--- Written task ---
Everything in the listing except the pictures should be written out exactly.

--- Provided material ---
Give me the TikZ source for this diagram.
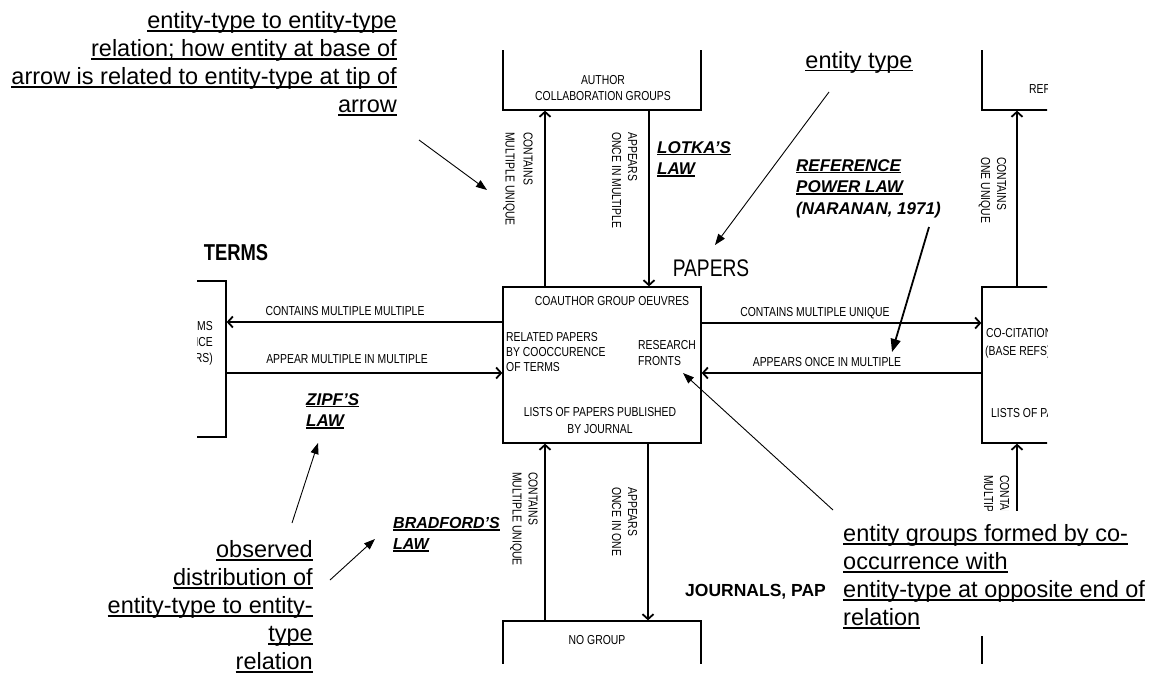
\documentclass[tikz,border=0pt]{standalone}
\usepackage{fontspec}
\setmainfont{Liberation Sans}
\newfontfamily\narrowfont[FakeStretch=0.8]{Liberation Sans}
\usetikzlibrary{arrows.meta}

% underline drawn at a fixed depth below the baseline
\newcommand{\ulin}[2][0.05em]{\setbox0\hbox{#2}\rlap{\rule[-0.14em]{\wd0}{#1}}\box0}

\tikzset{
  box/.style={draw, line width=1.3pt, minimum width=198pt, minimum height=156pt, inner sep=0pt},
  rel/.style={line width=1.8pt, -{Straight Barb[length=5pt,width=11pt]}},
  note/.style={line width=0.9pt, -{Triangle[length=11pt,width=8pt]}},
  boxtxt/.style={font=\narrowfont\fontsize{13}{16}\selectfont, inner sep=0pt},
  vlab/.style={boxtxt, rotate=-90, anchor=west, align=left},
  law/.style={font=\bfseries\itshape\fontsize{17}{21.5}\selectfont, align=left, anchor=north west, inner sep=0pt},
  annot/.style={font=\fontsize{23.5}{28}\selectfont, inner sep=0pt},
  heading/.style={font=\narrowfont\fontsize{24}{24}\selectfont, inner sep=0pt}
}

\begin{document}
\begin{tikzpicture}[x=1pt,y=-1pt]
\useasboundingbox (0,0) rectangle (1151,672);

% the visible part of the map
\begin{scope}
  \clip (197,50) rectangle (1047,663);

  % entity groups
  \node[box] (collab) at (602,32) {};
  \node[box] (core) at (602,365) {};
  \node[box] (nogroup) at (602,699) {};
  \node[box] (terms) at (127,359) {};
  \node[box] (refs) at (1081,32) {};
  \node[box] (cocit) at (1081,365) {};
  \node[box] (lists) at (1081,699) {};

  \node[boxtxt, align=center] (collabTxt) at (603,88) {AUTHOR\\COLLABORATION GROUPS};
  \node[boxtxt] (oeuvres) at (612,301) {COAUTHOR GROUP OEUVRES};
  \node[boxtxt, align=left, anchor=west, font=\narrowfont\fontsize{13}{15}\selectfont] (related) at (506,352) {RELATED PAPERS\\BY COOCCURENCE\\OF TERMS};
  \node[boxtxt, align=left, anchor=west] (fronts) at (638,353) {RESEARCH\\FRONTS};
  \node[boxtxt, align=center, font=\narrowfont\fontsize{13}{17}\selectfont] (published) at (600,421) {LISTS OF PAPERS PUBLISHED\\BY JOURNAL};
  \node[boxtxt] (nogroupTxt) at (597,640) {NO GROUP};
  \node[boxtxt, align=right, anchor=east] (termsTxt) at (213,343) {CO-WORD TERMS\\CO-OCCURRENCE\\(TERM CLUSTERS)};
  \node[boxtxt, anchor=west] (cocitTxt) at (986,333) {CO-CITATION CLUSTERS};
  \node[boxtxt, anchor=west] (baseTxt) at (985,352) {(BASE REFS)};
  \node[boxtxt, anchor=west] (listsTxt) at (991,413) {LISTS OF PAPERS};
  \node[boxtxt, anchor=west] (refsTxt) at (1029,89) {REFERENCES};

  % entity types
  \node[heading, font=\narrowfont\bfseries\fontsize{23}{23}\selectfont] (termsHead) at (236,253) {TERMS};
  \node[heading] (papersHead) at (711,268) {PAPERS};
  \node[inner sep=0pt, anchor=west, font=\bfseries\fontsize{17.5}{20}\selectfont] (journalsHead) at (685,592) {JOURNALS, PAP};

  % relations between groups
  \draw[rel] ([xshift=-57pt]core.north) -- ([xshift=-57pt]core.north |- collab.south);
  \draw[rel] ([xshift=47pt]core.north |- collab.south) -- ([xshift=47pt]core.north);
  \draw[rel] ([xshift=-57pt]core.south |- nogroup.north) -- ([xshift=-57pt]core.south);
  \draw[rel] ([xshift=46pt]core.south) -- ([xshift=46pt]core.south |- nogroup.north);
  \draw[rel] ([yshift=43pt]core.west) -- ([yshift=43pt]core.west -| terms.east);
  \draw[rel] ([yshift=-8pt]core.west -| terms.east) -- ([yshift=-8pt]core.west);
  \draw[rel] ([yshift=42pt]core.east) -- ([yshift=42pt]core.east -| cocit.west);
  \draw[rel] ([yshift=-8pt]core.east -| cocit.west) -- ([yshift=-8pt]core.east);
  \draw[rel] ([xshift=-64pt]cocit.north) -- ([xshift=-64pt]cocit.north |- refs.south);
  \draw[rel] ([xshift=-64pt]cocit.south |- lists.north) -- ([xshift=-64pt]cocit.south);

  \node[vlab, font=\narrowfont\fontsize{13}{18}\selectfont] (relA) at (518,132) {CONTAINS\\MULTIPLE UNIQUE};
  \node[vlab] (relB) at (624.5,132) {APPEARS\\ONCE IN MULTIPLE};
  \node[vlab] (relC) at (992.5,157) {CONTAINS\\ONE UNIQUE};
  \node[vlab] (relD) at (524,472) {CONTAINS\\MULTIPLE UNIQUE};
  \node[vlab] (relE) at (624.5,487) {APPEARS\\ONCE IN ONE};
  \node[vlab] (relF) at (995.5,475) {CONTAINS\\MULTIPLE UNIQUE};
  \node[boxtxt] (relG) at (345,311) {CONTAINS MULTIPLE MULTIPLE};
  \node[boxtxt] (relH) at (347,359) {APPEAR MULTIPLE IN MULTIPLE};
  \node[boxtxt] (relI) at (815,313) {CONTAINS MULTIPLE UNIQUE};
  \node[boxtxt] (relJ) at (827,362) {APPEARS ONCE IN MULTIPLE};
\end{scope}

% laws
\node[law] (lotka) at (657,141) {\ulin[0.09em]{LOTKA'S}\\\ulin[0.09em]{LAW}};
\node[law] (naranan) at (796,159) {\ulin[0.09em]{REFERENCE}\\\ulin[0.09em]{POWER LAW}\\(NARANAN, 1971)};
\node[law] (zipf) at (306,393) {\ulin[0.09em]{ZIPF'S}\\\ulin[0.09em]{LAW}};
\node[law, font=\bfseries\itshape\fontsize{16}{21}\selectfont] (bradford) at (393,517) {\ulin[0.09em]{BRADFORD'S}\\\ulin[0.09em]{LAW}};

% notes
\fill[white] (827,511) rectangle (1151,636);
\node[annot, align=left, anchor=north west] (groupnote) at (843,524)
  {\ulin{entity groups formed by co-}\\\ulin{occurrence with}\\\ulin{entity-type at opposite end of}\\\ulin{relation}};
\node[annot, align=right, anchor=north east] (relnote) at (397,11)
  {\ulin{entity-type to entity-type}\\\ulin{relation; how entity at base of}\\\ulin{arrow is related to entity-type at tip of}\\\ulin{arrow}};
\node[annot, align=right, anchor=north east] (distnote) at (313,540)
  {\ulin{observed}\\\ulin{distribution of}\\\ulin{entity-type to entity-}\\\ulin{type}\\\ulin{relation}};
\node[annot, anchor=base] (typenote) at (859,68) {\ulin{entity type}};

\coordinate (relnoteTail) at (419,140);
\coordinate (relnoteTip) at (487,190);
\coordinate (typeTail) at (829,92);
\coordinate (typeTip) at (715,245);
\coordinate (naranTail) at (929,227);
\coordinate (naranTip) at (892,352);
\coordinate (groupTail) at (833,510);
\coordinate (groupTip) at (683,373);
\coordinate (zipfTail) at (292,523);
\coordinate (zipfTip) at (318,443);
\coordinate (bradTail) at (330,580);
\coordinate (bradTip) at (375,539);

\draw[note] (relnoteTail) -- (relnoteTip);
\draw[note] (typeTail) -- (typeTip);
\draw[note, line width=1.8pt, -{Triangle[length=13pt,width=10pt]}] (naranTail) -- (naranTip);
\draw[note] (groupTail) -- (groupTip);
\draw[note] (zipfTail) -- (zipfTip);
\draw[note] (bradTail) -- (bradTip);
\end{tikzpicture}
\end{document}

--- Result ---
Give me the TikZ source for this diagram.
\documentclass[tikz,border=0pt]{standalone}
\usepackage{fontspec}
\setmainfont{Liberation Sans}
\newfontfamily\narrowfont[FakeStretch=0.8]{Liberation Sans}
\usetikzlibrary{arrows.meta}

% underline drawn at a fixed depth below the baseline
\newcommand{\ulin}[2][0.05em]{\setbox0\hbox{#2}\rlap{\rule[-0.14em]{\wd0}{#1}}\box0}

\tikzset{
  box/.style={draw, line width=1.3pt, minimum width=198pt, minimum height=156pt, inner sep=0pt},
  rel/.style={line width=1.8pt, -{Straight Barb[length=5pt,width=11pt]}},
  note/.style={line width=0.9pt, -{Triangle[length=11pt,width=8pt]}},
  boxtxt/.style={font=\narrowfont\fontsize{13}{16}\selectfont, inner sep=0pt},
  vlab/.style={boxtxt, rotate=-90, anchor=west, align=left},
  law/.style={font=\bfseries\itshape\fontsize{17}{21.5}\selectfont, align=left, anchor=north west, inner sep=0pt},
  annot/.style={font=\fontsize{23.5}{28}\selectfont, inner sep=0pt},
  heading/.style={font=\narrowfont\fontsize{24}{24}\selectfont, inner sep=0pt}
}

\begin{document}
\begin{tikzpicture}[x=1pt,y=-1pt]
\useasboundingbox (0,0) rectangle (1151,672);

% the visible part of the map
\begin{scope}
  \clip (197,50) rectangle (1047,663);

  % entity groups
  \node[box] (collab) at (602,32) {};
  \node[box] (core) at (602,365) {};
  \node[box] (nogroup) at (602,699) {};
  \node[box] (terms) at (127,359) {};
  \node[box] (refs) at (1081,32) {};
  \node[box] (cocit) at (1081,365) {};
  \node[box] (lists) at (1081,699) {};

  \node[boxtxt, align=center] (collabTxt) at (603,88) {AUTHOR\\COLLABORATION GROUPS};
  \node[boxtxt] (oeuvres) at (612,301) {COAUTHOR GROUP OEUVRES};
  \node[boxtxt, align=left, anchor=west, font=\narrowfont\fontsize{13}{15}\selectfont] (related) at (506,352) {RELATED PAPERS\\BY COOCCURENCE\\OF TERMS};
  \node[boxtxt, align=left, anchor=west] (fronts) at (638,353) {RESEARCH\\FRONTS};
  \node[boxtxt, align=center, font=\narrowfont\fontsize{13}{17}\selectfont] (published) at (600,421) {LISTS OF PAPERS PUBLISHED\\BY JOURNAL};
  \node[boxtxt] (nogroupTxt) at (597,640) {NO GROUP};
  \node[boxtxt, align=right, anchor=east] (termsTxt) at (213,343) {CO-WORD TERMS\\CO-OCCURRENCE\\(TERM CLUSTERS)};
  \node[boxtxt, anchor=west] (cocitTxt) at (986,333) {CO-CITATION CLUSTERS};
  \node[boxtxt, anchor=west] (baseTxt) at (985,352) {(BASE REFS)};
  \node[boxtxt, anchor=west] (listsTxt) at (991,413) {LISTS OF PAPERS};
  \node[boxtxt, anchor=west] (refsTxt) at (1029,89) {REFERENCES};

  % entity types
  \node[heading, font=\narrowfont\bfseries\fontsize{23}{23}\selectfont] (termsHead) at (236,253) {TERMS};
  \node[heading] (papersHead) at (711,268) {PAPERS};
  \node[inner sep=0pt, anchor=west, font=\bfseries\fontsize{17.5}{20}\selectfont] (journalsHead) at (685,592) {JOURNALS, PAP};

  % relations between groups
  \draw[rel] ([xshift=-57pt]core.north) -- ([xshift=-57pt]core.north |- collab.south);
  \draw[rel] ([xshift=47pt]core.north |- collab.south) -- ([xshift=47pt]core.north);
  \draw[rel] ([xshift=-57pt]core.south |- nogroup.north) -- ([xshift=-57pt]core.south);
  \draw[rel] ([xshift=46pt]core.south) -- ([xshift=46pt]core.south |- nogroup.north);
  \draw[rel] ([yshift=43pt]core.west) -- ([yshift=43pt]core.west -| terms.east);
  \draw[rel] ([yshift=-8pt]core.west -| terms.east) -- ([yshift=-8pt]core.west);
  \draw[rel] ([yshift=42pt]core.east) -- ([yshift=42pt]core.east -| cocit.west);
  \draw[rel] ([yshift=-8pt]core.east -| cocit.west) -- ([yshift=-8pt]core.east);
  \draw[rel] ([xshift=-64pt]cocit.north) -- ([xshift=-64pt]cocit.north |- refs.south);
  \draw[rel] ([xshift=-64pt]cocit.south |- lists.north) -- ([xshift=-64pt]cocit.south);

  \node[vlab, font=\narrowfont\fontsize{13}{18}\selectfont] (relA) at (518,132) {CONTAINS\\MULTIPLE UNIQUE};
  \node[vlab] (relB) at (624.5,132) {APPEARS\\ONCE IN MULTIPLE};
  \node[vlab] (relC) at (992.5,157) {CONTAINS\\ONE UNIQUE};
  \node[vlab] (relD) at (524,472) {CONTAINS\\MULTIPLE UNIQUE};
  \node[vlab] (relE) at (624.5,487) {APPEARS\\ONCE IN ONE};
  \node[vlab] (relF) at (995.5,475) {CONTAINS\\MULTIPLE UNIQUE};
  \node[boxtxt] (relG) at (345,311) {CONTAINS MULTIPLE MULTIPLE};
  \node[boxtxt] (relH) at (347,359) {APPEAR MULTIPLE IN MULTIPLE};
  \node[boxtxt] (relI) at (815,313) {CONTAINS MULTIPLE UNIQUE};
  \node[boxtxt] (relJ) at (827,362) {APPEARS ONCE IN MULTIPLE};
\end{scope}

% laws
\node[law] (lotka) at (657,141) {\ulin[0.09em]{LOTKA'S}\\\ulin[0.09em]{LAW}};
\node[law] (naranan) at (796,159) {\ulin[0.09em]{REFERENCE}\\\ulin[0.09em]{POWER LAW}\\(NARANAN, 1971)};
\node[law] (zipf) at (306,393) {\ulin[0.09em]{ZIPF'S}\\\ulin[0.09em]{LAW}};
\node[law, font=\bfseries\itshape\fontsize{16}{21}\selectfont] (bradford) at (393,517) {\ulin[0.09em]{BRADFORD'S}\\\ulin[0.09em]{LAW}};

% notes
\fill[white] (827,511) rectangle (1151,636);
\node[annot, align=left, anchor=north west] (groupnote) at (843,524)
  {\ulin{entity groups formed by co-}\\\ulin{occurrence with}\\\ulin{entity-type at opposite end of}\\\ulin{relation}};
\node[annot, align=right, anchor=north east] (relnote) at (397,11)
  {\ulin{entity-type to entity-type}\\\ulin{relation; how entity at base of}\\\ulin{arrow is related to entity-type at tip of}\\\ulin{arrow}};
\node[annot, align=right, anchor=north east] (distnote) at (313,540)
  {\ulin{observed}\\\ulin{distribution of}\\\ulin{entity-type to entity-}\\\ulin{type}\\\ulin{relation}};
\node[annot, anchor=base] (typenote) at (859,68) {\ulin{entity type}};

\coordinate (relnoteTail) at (419,140);
\coordinate (relnoteTip) at (487,190);
\coordinate (typeTail) at (829,92);
\coordinate (typeTip) at (715,245);
\coordinate (naranTail) at (929,227);
\coordinate (naranTip) at (892,352);
\coordinate (groupTail) at (833,510);
\coordinate (groupTip) at (683,373);
\coordinate (zipfTail) at (292,523);
\coordinate (zipfTip) at (318,443);
\coordinate (bradTail) at (330,580);
\coordinate (bradTip) at (375,539);

\draw[note] (relnoteTail) -- (relnoteTip);
\draw[note] (typeTail) -- (typeTip);
\draw[note, line width=1.8pt, -{Triangle[length=13pt,width=10pt]}] (naranTail) -- (naranTip);
\draw[note] (groupTail) -- (groupTip);
\draw[note] (zipfTail) -- (zipfTip);
\draw[note] (bradTail) -- (bradTip);
\end{tikzpicture}
\end{document}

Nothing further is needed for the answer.